Worst: Every single meal served on my Emirates flights to and from Istanbul. Though I can’t fault the graciousness of the Emirates service, the slickness of their very new airplanes, or the delicious flavor of the chocolate milkshake I spent a breathtaking USD 8 on at Shake Shack in the Dubai airport.
3. Turkish Bath Experience
Best: Visiting the 300 year old Cagaloglu Hamam. We relaxed in the gender-segregated, warm, marble hamam and were scrubbed and massaged by a charming Turkish grandma called Fatma. Highly recommended. If it’s good enough for Chevy Chase, Kate Moss, John Travolta and Franz Liszt, it’s good enough for me.

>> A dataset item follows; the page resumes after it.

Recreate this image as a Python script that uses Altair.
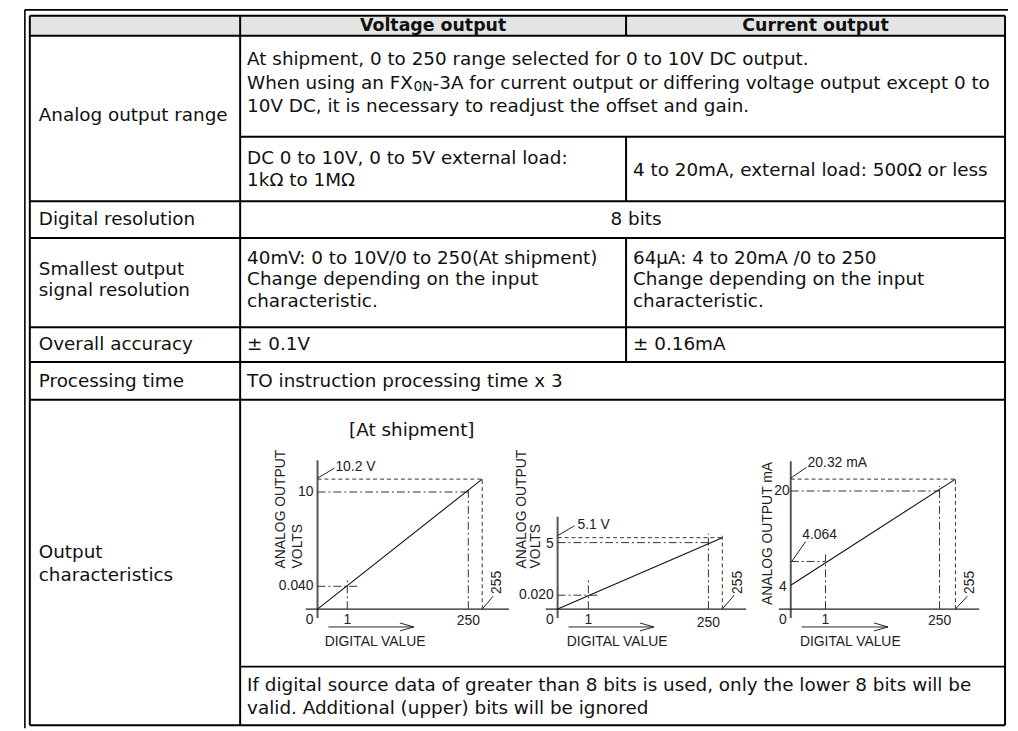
import altair as alt
import pandas as pd

M = 8                      # page margin
W, H = 1010, 723           # drawing area (1018 x 731 page minus margin)
FONT = "DejaVu Sans"       # table text (wide Helvetica look)
CFONT = "Liberation Sans"  # lettering inside the small diagrams
FS = 18.5

# ---------------- table content ----------------
HEADER = ["Voltage output", "Current output"]
ROW_LABELS = [["Analog output range"], ["Digital resolution"],
              ["Smallest output", "signal resolution"], ["Overall accuracy"],
              ["Processing time"], ["Output", "characteristics"]]
RANGE_NOTE = ["At shipment, 0 to 250 range selected for 0 to 10V DC output.",
              "When using an FX",
              "-3A for current output or differing voltage output except 0 to",
              "10V DC, it is necessary to readjust the offset and gain."]
MODEL_SUB = "0N"
VOLT_RANGE = ["DC 0 to 10V, 0 to 5V external load:", "1kΩ to 1MΩ"]
CURR_RANGE = ["4 to 20mA, external load: 500Ω or less"]
RESOLUTION = ["8 bits"]
VOLT_SMALLEST = ["40mV: 0 to 10V/0 to 250(At shipment)", "Change depending on the input", "characteristic."]
CURR_SMALLEST = ["64μA: 4 to 20mA /0 to 250", "Change depending on the input", "characteristic."]
VOLT_ACCURACY = ["± 0.1V"]
CURR_ACCURACY = ["± 0.16mA"]
PROCESSING = ["TO instruction processing time x 3"]
CHART_CAPTION = ["[At shipment]"]
FOOTNOTE = ["If digital source data of greater than 8 bits is used, only the lower 8 bits will be",
            "valid. Additional (upper) bits will be ignored"]

# ---------------- chart data ----------------
DIGITAL = [0, 1, 250, 255]
VOLT10 = [0, 0.040, 10, 10.2]
VOLT5 = [0, 0.020, 5, 5.1]
CURR = [0, 4, 4.064, 20, 20.32]
LINE_V10 = ([0, 255], [0, 10.2])
LINE_V5 = ([0, 255], [0, 5.1])
LINE_MA = ([0, 255], [4, 20.32])

# ---------------- layout (page pixels) ----------------
COL = [30, 242, 631, 1013]
ROW = [13, 33, 200, 237, 327, 362, 400, 669, 728]
SPLIT = 135
TX = [39, 249, 638]
LABEL_Y = [[113], [218], [268, 289.5], [344], [381], [554, 577]]

XS = alt.Scale(domain=[M, M + W], range=[0, W], zero=False, nice=False)
YS = alt.Scale(domain=[M, M + H], range=[0, H], zero=False, nice=False)


def pos():
    return dict(x=alt.X("x:Q", scale=XS, axis=None), y=alt.Y("y:Q", scale=YS, axis=None))


def rules(segs, width, color="#000"):
    df = pd.DataFrame(segs, columns=["x", "y", "x2", "y2"])
    return alt.Chart(df).mark_rule(strokeWidth=width, color=color).encode(
        **pos(), x2=alt.X2("x2"), y2=alt.Y2("y2"))


def texts(items, size=FS, **kw):
    df = pd.DataFrame(items, columns=["t", "x", "y"])
    return alt.Chart(df).mark_text(font=FONT, fontSize=size, color="#111",
                                   baseline="middle", **kw).encode(**pos(), text="t:N")


# table frame
hdr = alt.Chart(pd.DataFrame([{"x": COL[0], "x2": COL[3], "y": ROW[0], "y2": ROW[1]}])).mark_rect(
    color="#e4e4e4").encode(**pos(), x2=alt.X2("x2"), y2=alt.Y2("y2"))

outer = rules([(25, 7, 25, 731), (25, 7, 1016, 7)], 1.6)
segs = []
for yv in ROW:
    segs.append((COL[1] if yv == 669 else COL[0], yv, COL[3], yv))
segs.append((COL[1], SPLIT, COL[3], SPLIT))
segs += [(COL[0], ROW[0], COL[0], ROW[-1]), (COL[3], ROW[0], COL[3], ROW[-1]),
         (COL[1], ROW[0], COL[1], ROW[-1]),
         (COL[2], ROW[0], COL[2], ROW[1]), (COL[2], SPLIT, COL[2], ROW[2]),
         (COL[2], ROW[3], COL[2], ROW[5])]
grid = rules(segs, 2)

# text placement
lab = []
for lines, ys in zip(ROW_LABELS, LABEL_Y):
    lab += [(t, TX[0], yv) for t, yv in zip(lines, ys)]
left = lab[:]
left.append((RANGE_NOTE[0], TX[1], 57))
left.append((RANGE_NOTE[1], TX[1], 80.5))
left.append((RANGE_NOTE[3], TX[1], 104))
left += [(t, TX[1], yv) for t, yv in zip(VOLT_RANGE, [156, 179])]
left += [(t, TX[2], yv) for t, yv in zip(CURR_RANGE, [168])]
left += [(t, TX[1], yv) for t, yv in zip(VOLT_SMALLEST, [257, 278.5, 300])]
left += [(t, TX[2], yv) for t, yv in zip(CURR_SMALLEST, [257, 278.5, 300])]
left += [(VOLT_ACCURACY[0], TX[1], 344), (CURR_ACCURACY[0], TX[2], 344)]
left += [(PROCESSING[0], TX[1], 381)]
left += [(t, TX[1], yv) for t, yv in zip(FOOTNOTE, [688, 711])]
# "When using an FX" is 9.034 em wide in DejaVu Sans; "0N" 1.384 em
sub_x = TX[1] + 9.034 * FS
left.append((RANGE_NOTE[2], sub_x + 1.384 * 14 + 0.5, 80.5))

body = texts(left, align="left")
sub = texts([(MODEL_SUB, sub_x + 0.5, 85)], size=14, align="left")
head = texts([(HEADER[0], 436.5, 23), (HEADER[1], 822, 23)], size=17.5,
             align="center", fontWeight="bold")
centre = texts([(RESOLUTION[0], 641, 218), (CHART_CAPTION[0], 415, 431)], align="center")

table = alt.layer(hdr, outer, grid, body, sub, head, centre)

# ---------------- mini characteristic charts ----------------
STY = {
    "ay": dict(color="#555", strokeWidth=2),
    "ax": dict(color="#222", strokeWidth=1.3),
    "dash": dict(color="#333", strokeWidth=1, strokeDash=[4, 3]),
    "dd": dict(color="#333", strokeWidth=1, strokeDash=[8, 3, 2, 3]),
    "thin": dict(color="#222", strokeWidth=1),
}


def mini(xdom, xpx, ydom, ypx, line, segs, labels):
    xs = alt.Scale(domain=xdom, range=[p - M for p in xpx], zero=False, nice=False)
    ys = alt.Scale(domain=ydom, range=[p - M for p in ypx], zero=False, nice=False)

    def enc():
        return dict(x=alt.X("x:Q", scale=xs, axis=None), y=alt.Y("y:Q", scale=ys, axis=None))

    layers = []
    for sty, x, y, x2, y2, o in segs:
        df = pd.DataFrame([{"x": x, "y": y, "x2": x2, "y2": y2}])
        layers.append(alt.Chart(df).mark_rule(
            xOffset=o[0], yOffset=o[1], x2Offset=o[2], y2Offset=o[3], **STY[sty]).encode(
            **enc(), x2=alt.X2("x2"), y2=alt.Y2("y2")))
    ldf = pd.DataFrame({"x": line[0], "y": line[1]})
    layers.append(alt.Chart(ldf).mark_line(color="#111", strokeWidth=1.1).encode(**enc()))
    for t, x, y, dx, dy, al, ang in labels:
        df = pd.DataFrame([{"t": t, "x": x, "y": y}])
        kw = dict(angle=ang) if ang else {}
        layers.append(alt.Chart(df).mark_text(
            font=CFONT, fontSize=14, color="#222", baseline="middle", align=al,
            xOffset=dx, yOffset=dy, **kw).encode(**enc(), text="t:N"))
    return alt.layer(*layers)


Z = (0, 0, 0, 0)


def arrow(head_tip):
    return [("thin", 0, 0, 0, 0, (11, 18, head_tip, 18)),
            ("thin", 0, 0, 0, 0, (head_tip - 14, 14, head_tip, 18)),
            ("thin", 0, 0, 0, 0, (head_tip - 14, 22, head_tip, 18))]


c1 = mini(DIGITAL, [320, 350, 472, 486], VOLT10, [611, 588, 493, 480], LINE_V10,
          [("ay", 0, 0, 0, 10.2, (0, 9, 0, -19)),
           ("ax", 0, 0, 255, 0, (-12, 0, 27, 0)),
           ("dd", 0, 10, 250, 10, Z), ("dd", 250, 0, 250, 10, (0, 0, 0, -3)),
           ("dash", 0, 10.2, 255, 10.2, Z), ("dash", 255, 0, 255, 10.2, Z),
           ("dd", 0, 0.04, 1, 0.04, (0, 0, 12, 0)), ("dd", 1, 0, 1, 0.04, (0, 0, 0, -9)),
           ("thin", 0, 10.2, 0, 10.2, (0, -1, 17, -11)),
           ("thin", 255, 0, 255, 0, (0, 0, 11, -13))] + arrow(97),
          [("0", 0, 0, -4, 11, "right", None), ("1", 1, 0, 0, 11, "center", None),
           ("250", 250, 0, 0, 12, "center", None),
           ("0.040", 0, 0.04, -4, 0, "right", None), ("10", 0, 10, -4, 0, "right", None),
           ("10.2 V", 0, 10.2, 18, -12, "left", None),
           ("255", 255, 0, 15, -27, "center", 270),
           ("ANALOG OUTPUT", 0, 0, -37, -41, "left", 270), ("VOLTS", 0, 0, -20, -41, "left", 270),
           ("DIGITAL VALUE", 0, 0, 58, 33, "center", None)])

c2 = mini(DIGITAL, [562, 593, 714, 728], VOLT5, [611, 597, 544, 539], LINE_V5,
          [("ay", 0, 0, 0, 5.1, (0, 9, 0, -21)),
           ("ax", 0, 0, 255, 0, (-12, 0, 24, 0)),
           ("dd", 0, 5, 250, 5, Z), ("dd", 250, 0, 250, 5, (0, 0, 0, -9)),
           ("dash", 0, 5.1, 255, 5.1, Z), ("dash", 255, 0, 255, 5.1, (0, 0, 0, -4)),
           ("dd", 0, 0.02, 1, 0.02, (0, 0, 10, 0)), ("dd", 1, 0, 1, 0.02, (0, 0, 0, -17)),
           ("thin", 0, 5.1, 0, 5.1, (0, -2, 17, -12)),
           ("thin", 255, 0, 255, 0, (0, 0, 12, -14))] + arrow(97),
          [("0", 0, 0, -4, 11, "right", None), ("1", 1, 0, 0, 11, "center", None),
           ("250", 250, 0, 0, 14, "center", None),
           ("0.020", 0, 0.02, -4, 0, "right", None), ("5", 0, 5, -4, 1, "right", None),
           ("5.1 V", 0, 5.1, 20, -13, "left", None),
           ("255", 255, 0, 16, -27, "center", 270),
           ("ANALOG OUTPUT", 0, 0, -36, -41, "left", 270), ("VOLTS", 0, 0, -22, -41, "left", 270),
           ("DIGITAL VALUE", 0, 0, 60, 33, "center", None)])

c3 = mini(DIGITAL, [797, 832, 947, 963], CURR, [611, 587, 563, 492, 480], LINE_MA,
          [("ay", 0, 0, 0, 20.32, (0, 9, 0, -18)),
           ("ax", 0, 0, 255, 0, (-12, 0, 24, 0)),
           ("dd", 0, 20, 250, 20, Z), ("dd", 250, 0, 250, 20, (0, 0, 0, -5)),
           ("dash", 0, 20.32, 255, 20.32, Z), ("dash", 255, 0, 255, 20.32, Z),
           ("dd", 0, 4.064, 1, 4.064, Z), ("dd", 1, 0, 1, 4.064, (0, 0, 0, -7)),
           ("thin", 0, 20.32, 0, 20.32, (0, -1, 16, -12)),
           ("thin", 0, 4.064, 0, 4.064, (1, 0, 15, -20)),
           ("thin", 255, 0, 255, 0, (0, 0, 12, -13))] + arrow(98),
          [("0", 0, 0, -4, 11, "right", None), ("1", 1, 0, 0, 11, "center", None),
           ("250", 250, 0, 0, 12, "center", None),
           ("4", 0, 4, -4, 2, "right", None), ("20", 0, 20, -1, 0, "right", None),
           ("4.064", 0, 4.064, 29, -27, "center", None),
           ("20.32 mA", 0, 20.32, 17, -16, "left", None),
           ("255", 255, 0, 15, -27, "center", 270),
           ("ANALOG OUTPUT mA", 0, 0, -23, -4, "left", 270),
           ("DIGITAL VALUE", 0, 0, 60, 33, "center", None)])

chart = alt.layer(table, c1, c2, c3).resolve_scale(
    x="independent", y="independent"
).properties(
    width=W, height=H, padding=0,
    autosize=alt.AutoSizeParams(type="none"), background="white"
).configure_view(strokeWidth=0)

chart.save("out.html", embed_options={"renderer": "svg", "actions": False})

Worst: Entering the basement of a hotel which housed a mixed-gender Turkish bath and being scrubbed and massaged by a kind, but handsy, old Turkish man. Not recommended, but if you do go, go with a liberal Scandinavian friend who will keep you laughing throughout the entire experience.
4. Interactions with Locals Working in the Tourism Market
Best: Tie (1) Being mercilessly, but gently, teased by a shopkeeper while trying to buy a backgammon set (commonly played in tea houses). We pointed at various wooden boxes in his shop, only to have him pull out each box and slowly open it to reveal the velvety interior of yet another jewelry case. The last box we pointed to was an actual backgammon set, which, he explained apologetically, was for his own personal. The timing of his repeated false-reveals was spot-on-hilarious. Afterward he took mercy on us and found a shopkeeper up the street with backgammon sets for sale. Everyone was all smiles.
(2) Placing bets with friendly restaurant touts on whether or not they could guess all three of our nationalities. I was the easiest: the American with the obvious accent. My Danish friend was harder, but their skill allowed them to quickly narrow it down to a Scandinavian country. My Mexican friend was the enigma. They wanted to guess Turkish based on her face, but knew it wasn’t right based on her accent. One guessed Egyptian, another guessed Chilean and yet another guessed Moroccan. When a tout struck out, we won our wager of a free round of tea and baklava.
Worst: Returning to our hotel one day to discover that we’d be “upgraded” to a room featuring: a column in the middle of the floor plan; a TV turned on but that could only be turned off via a remote control that contained no batteries; and, a window that would not close in temperatures almost touching freezing (hotel staff later “shut” it using packing tape). It was still amusing and, hey, they gave us free apple tea.
Istanbul in sum total: highly recommend by three women of three disparate nationalities and mother tongues, even in the dead of winter.